According to research from fintech firm Moneyhub, 10% of senior decision -makers (chief executives, chairmen and directors) at investment firms, wealth managers and pension providers confessed to not knowing much about the upcoming regulations.

Just over two-thirds (69%) of investment, wealth and pension firms said that the regulation would have a significant impact on their way of doing business. However, concerningly, 51% did not have plans in place to become compliant ahead of the original April 2023 deadline set by the FCA.

While the April deadline was pushed back to July in order to give firms more time to implement their plans to become compliant, there is still a concern that many will not be ready. Especially so, given the number without active plans in place, despite the FCA asking for boards to approve plans by October 2022.

The survey also found investment, wealth and pension firms believe that technology will play a significant role in helping them become compliant. Half (51%) said they’d be investing in technology to develop and deliver more personalised and targeted communications, while 49% said they’d be investing in technology to access customer data and insights.

Opportunity to transform

Samantha Seaton, chief executive of Moneyhub, said: “The FCA has said that Consumer Duty is a significant shift in what it expects of firms. The Consumer Duty will test just how customer focused businesses truly are, however many firms are not prepared for the amount of data required to be able to design and distribute the most suitable products and services for customers and to prove that they are doing so.
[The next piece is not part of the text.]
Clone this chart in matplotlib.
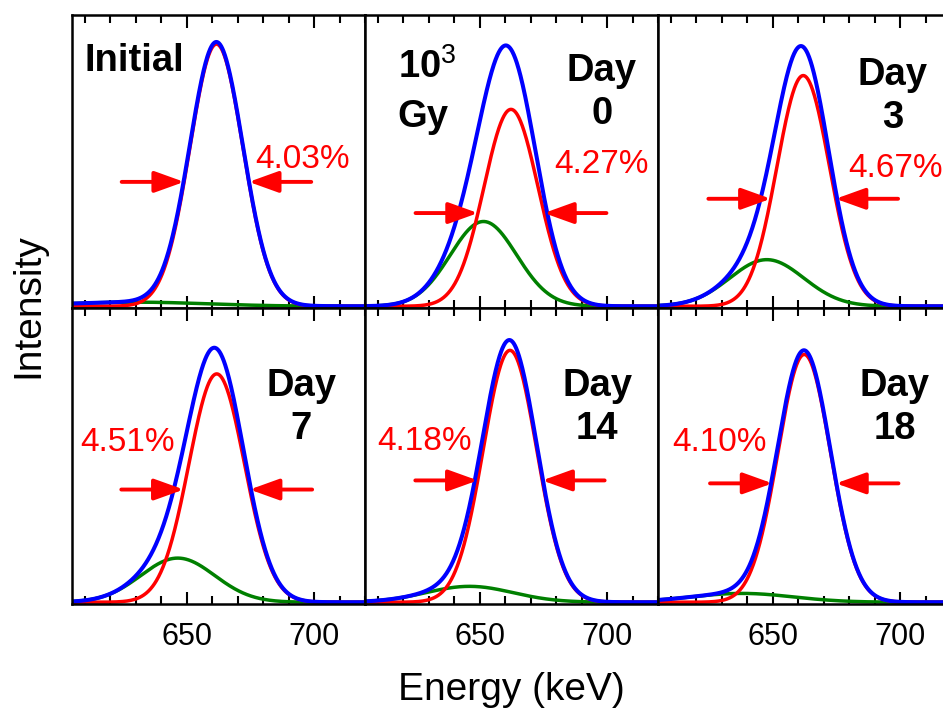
import numpy as np
import matplotlib
matplotlib.use("Agg")
import matplotlib.pyplot as plt
from matplotlib.ticker import MultipleLocator, FixedLocator

plt.rcParams['font.family'] = ['Liberation Sans', 'DejaVu Sans']
plt.rcParams['mathtext.fontset'] = 'custom'
plt.rcParams['mathtext.rm'] = 'Liberation Sans'
plt.rcParams['mathtext.bf'] = 'Liberation Sans:bold'

# fit parameters (normalised intensity, keV)
panel_names = ["Initial", "Day 0", "Day 3", "Day 7", "Day 14", "Day 18"]
main_amp = [0.900, 0.676, 0.792, 0.776, 0.856, 0.842]
main_mu = [661.7, 662.3, 662.0, 661.8, 661.9, 662.4]
main_sigma = [10.4, 10.6, 10.3, 10.9, 10.5, 10.3]
side_amp = [0.014, 0.291, 0.160, 0.150, 0.054, 0.030]
side_mu = [630.0, 651.5, 647.7, 646.5, 646.0, 638.0]
side_sigma = [28.0, 13.0, 14.5, 14.5, 17.0, 20.0]
fwhm_labels = ["4.03%", "4.27%", "4.67%", "4.51%", "4.18%", "4.10%"]
day_labels = [None, "Day\n0", "Day\n3", "Day\n7", "Day\n14", "Day\n18"]
arrow_y = [0.427, 0.320, 0.369, 0.383, 0.414, 0.404]

# label placement (keV, fraction of panel height)
pct_pos = [(677.1, 0.505), (679.2, 0.488), (679.5, 0.474),
           (608.4, 0.543), (609.7, 0.545), (610.7, 0.543)]
day_pos = [None, (698.0, 0.868), (697.2, 0.855), (695.0, 0.796),
           (696.2, 0.796), (698.0, 0.796)]

x = np.linspace(605, 720, 800)


def gauss(a, mu, s):
    return a * np.exp(-(x - mu) ** 2 / (2 * s ** 2))


fig = plt.figure(figsize=(9.43, 7.11), dpi=100)
col_x = [72 / 943, 365 / 943, 658 / 943]
w = 293 / 943
rows = [(1 - 308 / 711, 293 / 711), (1 - 604 / 711, 296 / 711)]

for i in range(6):
    r, c = divmod(i, 3)
    ax = fig.add_axes([col_x[c], rows[r][0], w, rows[r][1]])
    red = gauss(main_amp[i], main_mu[i], main_sigma[i])
    green = gauss(side_amp[i], side_mu[i], side_sigma[i])
    total = red + green
    ax.plot(x, total, color='black', lw=0.8)
    ax.plot(x, green, color='#008000', lw=2.5)
    ax.plot(x, red, color='#ff0000', lw=2.5)
    ax.plot(x, total, color='#0000ff', lw=2.9)

    ax.set_xlim(605, 720)
    ax.set_ylim(-0.006, 1.0)
    ax.xaxis.set_major_locator(FixedLocator([650, 700]))
    ax.xaxis.set_minor_locator(MultipleLocator(10))
    ax.tick_params(axis='x', which='both', direction='in', top=True,
                   width=1.5, labelsize=22, pad=13)
    ax.tick_params(axis='x', which='major', length=9)
    ax.tick_params(axis='x', which='minor', length=5.5)
    ax.set_yticks([])
    if r == 0:
        ax.tick_params(axis='x', labelbottom=False)
    for sp in ax.spines.values():
        sp.set_linewidth(1.8)

    # FWHM arrows, tips on the main peak
    y0 = arrow_y[i]
    d = main_sigma[i] * np.sqrt(2 * np.log(main_amp[i] / y0))
    lt, rt = main_mu[i] - d, main_mu[i] + d
    arrow = dict(arrowstyle='-|>,head_length=1.0,head_width=0.36',
                 color='#ff0000', lw=2.8, mutation_scale=18,
                 shrinkA=0, shrinkB=0)
    ax.annotate('', xy=(lt, y0), xytext=(lt - 24.5, y0), arrowprops=arrow)
    ax.annotate('', xy=(rt, y0), xytext=(rt + 24.5, y0), arrowprops=arrow)

    ax.text(pct_pos[i][0], pct_pos[i][1], fwhm_labels[i], color='#ff0000',
            fontsize=24, ha='left', va='center')
    if day_labels[i]:
        ax.text(day_pos[i][0], day_pos[i][1], day_labels[i], fontsize=27.5,
                fontweight='bold', ha='center', va='top', linespacing=1.25,
                multialignment='center')

fig.axes[0].text(610.1, 0.903, "Initial", fontsize=27.5, fontweight='bold',
                 ha='left', va='top')
fig.axes[1].text(617.9, 0.885, r'$\mathbf{10}^{\mathrm{3}}$', fontsize=27.5,
                 ha='left', va='top')
fig.axes[1].text(617.9, 0.71, "Gy", fontsize=27.5, fontweight='bold',
                 ha='left', va='top')

fig.text(0.5424, 0.0295, "Energy (keV)", fontsize=28, ha='center', va='center')
fig.text(0.030, 0.57, "Intensity", fontsize=28, rotation=90,
         ha='center', va='center')

fig.savefig("out.png", dpi=100)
“Without fully understanding the financial characteristics and objectives of their customers, firms could be at risk of recommending the wrong investments and products or failing to respond to changes in customers’ circumstances which might require them to offer alternative products and services to avoid foreseeable harm as a customers’ financial world evolves.

“Customer engagement is a key issue and also an opportunity for many firms, particularly pensions firms, who have historically struggled to engage busy or disinterested consumers with what are often complicated products.
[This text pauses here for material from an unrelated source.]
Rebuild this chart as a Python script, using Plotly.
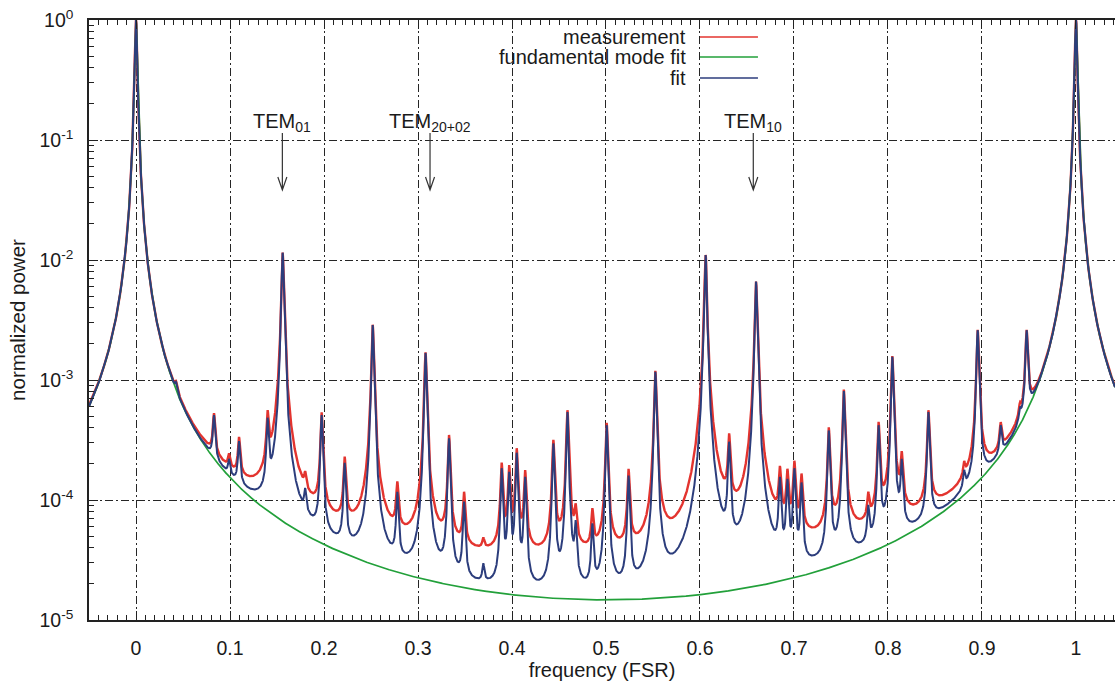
import numpy as np
import plotly.graph_objects as go

# ---------------------------------------------------------------------------
# Cavity transmission scan, frequency in units of the free spectral range
# ---------------------------------------------------------------------------
FINESSE_COEF = 68000.0       # coefficient of finesse F of the Airy function
PEDESTAL_COEF = 2500.0       # broad pedestal seen under the measured peaks
PEDESTAL_FRACTION = 0.04     # share of each measured peak in that pedestal
MEAS_OFFSET = 1.5e-5         # background level of the measurement

# higher-order transverse modes: frequency (FSR) and peak power of the fit
mode_freq = [0.0426, 0.083, 0.099, 0.1096, 0.140, 0.156, 0.180, 0.1975,
             0.222, 0.2518, 0.278, 0.308, 0.333, 0.349, 0.3695, 0.389,
             0.397, 0.405, 0.414, 0.444, 0.459, 0.4677, 0.4855, 0.5007,
             0.524, 0.5525, 0.606, 0.631, 0.6596, 0.685, 0.693, 0.7004,
             0.708, 0.737, 0.753, 0.779, 0.790, 0.8046, 0.8146, 0.843,
             0.881, 0.8954, 0.9199, 0.9404, 0.9475]
mode_peak = [9.6e-4, 5.1e-4, 2.2e-4, 3.1e-4, 4.85e-4, 1.15e-2, 1.26e-4, 5.1e-4,
             2.04e-4, 2.87e-3, 1.17e-4, 1.68e-3, 3.27e-4, 9.7e-5, 2.97e-5, 1.84e-4,
             1.72e-4, 2.48e-4, 1.56e-4, 2.96e-4, 5.4e-4, 6.8e-5, 6.4e-5, 4.2e-4,
             1.6e-4, 1.17e-3, 1.1e-2, 3.06e-4, 6.6e-3, 1.56e-4, 1.5e-4, 1.84e-4,
             1.4e-4, 3.8e-4, 8.1e-4, 9.1e-5, 4.2e-4, 1.56e-3, 2.2e-4, 5.4e-4,
             1.78e-4, 2.6e-3, 4.2e-4, 6.0e-4, 2.6e-3]

# labelled transverse modes
tem_labels = ["TEM<sub>01</sub>", "TEM<sub>20+02</sub>", "TEM<sub>10</sub>"]
tem_freq = [0.1557, 0.3128, 0.6567]

# axes
x_range = [-0.05, 1.0415]
x_ticks = [0, 0.1, 0.2, 0.3, 0.4, 0.5, 0.6, 0.7, 0.8, 0.9, 1]
x_ticktext = ["0", "0.1", "0.2", "0.3", "0.4", "0.5", "0.6", "0.7", "0.8", "0.9", "1"]
y_exponents = [-5, -4, -3, -2, -1, 0]
y_ticktext = ["10<sup>-5</sup>", "10<sup>-4</sup>", "10<sup>-3</sup>",
              "10<sup>-2</sup>", "10<sup>-1</sup>", "10<sup>0</sup>"]

series_names = ["measurement", "fundamental mode fit", "fit"]
series_colors = ["#e3342f", "#22a03a", "#2c3d7c"]


def airy(x, x0, coef):
    return 1.0 / (1.0 + coef * np.sin(np.pi * (x - x0)) ** 2)


def lorentz(x, x0, coef):
    return 1.0 / (1.0 + coef * (np.pi * (x - x0)) ** 2)


freq = np.asarray(mode_freq)
peak = np.asarray(mode_peak)

# mode amplitudes such that the fitted curve passes through the peak values
M = lorentz(freq[:, None], freq[None, :], FINESSE_COEF)
amp = np.linalg.solve(M, peak - airy(freq, 0.0, FINESSE_COEF))
amp = np.clip(amp, 1e-7, None)

x = np.union1d(np.linspace(x_range[0], x_range[1], 10901),
               np.concatenate([freq, [0.0, 1.0]]))

fundamental = airy(x, 0.0, FINESSE_COEF)
modes_fit = sum(a * lorentz(x, f, FINESSE_COEF) for a, f in zip(amp, freq))
modes_meas = sum(a * ((1 - PEDESTAL_FRACTION) * lorentz(x, f, FINESSE_COEF)
                      + PEDESTAL_FRACTION * lorentz(x, f, PEDESTAL_COEF))
                 for a, f in zip(amp, freq))

fit = fundamental + modes_fit
measurement = fundamental + modes_meas + MEAS_OFFSET

fig = go.Figure()
for name, y, color, width in [(series_names[0], measurement, series_colors[0], 2.4),
                              (series_names[1], fundamental, series_colors[1], 1.7),
                              (series_names[2], fit, series_colors[2], 2.0)]:
    fig.add_trace(go.Scatter(x=x, y=y, mode="lines", name=name,
                             line=dict(color=color, width=width)))

AXIS_COLOR = "#222222"
GRID_COLOR = "#262626"
GRID_DASH = "8px,3px,2px,3px"

fig.update_xaxes(
    range=x_range, tickmode="array", tickvals=x_ticks, ticktext=x_ticktext,
    ticks="inside", ticklen=9, tickwidth=1.2, tickcolor=AXIS_COLOR,
    showline=True, linecolor=AXIS_COLOR, linewidth=1.5, mirror="allticks",
    showgrid=True, gridcolor=GRID_COLOR, gridwidth=1.4, griddash=GRID_DASH,
    zeroline=False, ticklabelstandoff=10, tickfont=dict(size=19.5),
    minor=dict(ticks="inside", ticklen=5, tickwidth=1, tickcolor=AXIS_COLOR,
               dtick=0.01, tick0=0, showgrid=False),
    title=dict(text="frequency (FSR)", standoff=1, font=dict(size=20)),
)

minor_y = [k * 10.0 ** e for e in y_exponents[:-1] for k in range(2, 10)]
fig.update_yaxes(
    type="log", range=[-5, 0], tickmode="array",
    tickvals=[10.0 ** e for e in y_exponents], ticktext=y_ticktext,
    ticks="inside", ticklen=9, tickwidth=1.2, tickcolor=AXIS_COLOR,
    showline=True, linecolor=AXIS_COLOR, linewidth=1.5, mirror=False,
    showgrid=True, gridcolor=GRID_COLOR, gridwidth=1.4, griddash=GRID_DASH,
    zeroline=False, ticklabelstandoff=10, tickfont=dict(size=19.5),
    minor=dict(ticks="inside", ticklen=5, tickwidth=1, tickcolor=AXIS_COLOR,
               tickmode="array", tickvals=minor_y, showgrid=False),
    title=dict(text="normalized power", standoff=8, font=dict(size=20.5)),
)

# opaque key box over the grid
fig.add_shape(type="rect", xref="paper", yref="paper", x0=0.381, x1=0.664,
              y0=0.887, y1=1.0, fillcolor="white", line=dict(width=0),
              layer="between")

# key: text right-aligned, sample line to its right
key_y = [0.9717, 0.9383, 0.9033]
for name, color, ky in zip(series_names, series_colors, key_y):
    fig.add_annotation(xref="paper", yref="paper", x=0.5838, y=ky, text=name,
                       showarrow=False, xanchor="right", yanchor="middle")
    fig.add_shape(type="line", xref="paper", yref="paper", x0=0.5955, x1=0.652,
                  y0=ky, y1=ky, line=dict(color=color, width=1.6))

# mode labels with open-headed arrows
ARROW_TOP, ARROW_TIP = 0.8117, 0.7167     # paper y of arrow tail and tip
HEAD_DX, HEAD_DY = 0.0048, 0.0217         # half width (x units), length (paper)
for label, f in zip(tem_labels, tem_freq):
    fig.add_annotation(x=f, xref="x", yref="paper", y=0.83, text=label,
                       showarrow=False, xanchor="center", yanchor="middle")
    path = (f"M {f},{ARROW_TOP} L {f},{ARROW_TIP} "
            f"M {f - HEAD_DX},{ARROW_TIP + HEAD_DY} L {f},{ARROW_TIP} "
            f"L {f + HEAD_DX},{ARROW_TIP + HEAD_DY}")
    fig.add_shape(type="path", xref="x", yref="paper", path=path,
                  line=dict(color="#333333", width=1.2))

fig.update_layout(
    width=1115, height=688,
    margin=dict(l=89, r=0, t=20, b=68, autoexpand=False),
    paper_bgcolor="white", plot_bgcolor="white",
    font=dict(family="Liberation Sans, Arial, sans-serif", size=20, color="#1a1a1a"),
    showlegend=False,
)

fig.write_html("out.html")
“Offering personalised communications and relevant nudges will improve engagement and long-term savings, spending and investment habits can be transformed. This not only brings benefits to the consumer but the business itself. It is my hope that firms view Consumer Duty as a real opportunity to transform their business for the better.”

Platforms

Elsewhere, consultancy firm Altus recently published a Parmenion-backed white paper called ‘Getting value from your platform: Thinking outside the tick box, which explores the future of platforms.

The paper looks at the potential impacts of Consumer Duty on platform use and selection – including the drivers pushing advice firms to consider running their own platforms.

It also assesses how the FCA Consumer Duty rules focus on service and support could reshape the platform market and how advice firms and platforms will have to work more closely together on due diligence and align under a mutual understanding of the outcomes they jointly deliver.

Parmenion chief executive Martin Jennings said: “The white paper considers the level of due diligence advisers should undertake on their platform partner and asks why an advice firm might consider operating their own platform, looking at some of the challenges and offering views on how platforms might add more value in future.

“As Consumer Duty looks set to be the biggest shakeup of financial services since the Retail Distribution Review (RDR), we are expecting big changes in our sector. We believe there is no progress without debate, so we would encourage our financial services colleagues to share their thoughts on our report with us as we look to the future.”

Kevin Okell, managing director at Altus, said: “It’s easy to forget just how integral investment platforms are to professional, independent advice. With the relationship between platform and adviser set to become even closer under Consumer Duty, it seems clear that due diligence is about to be taken to a whole new level.”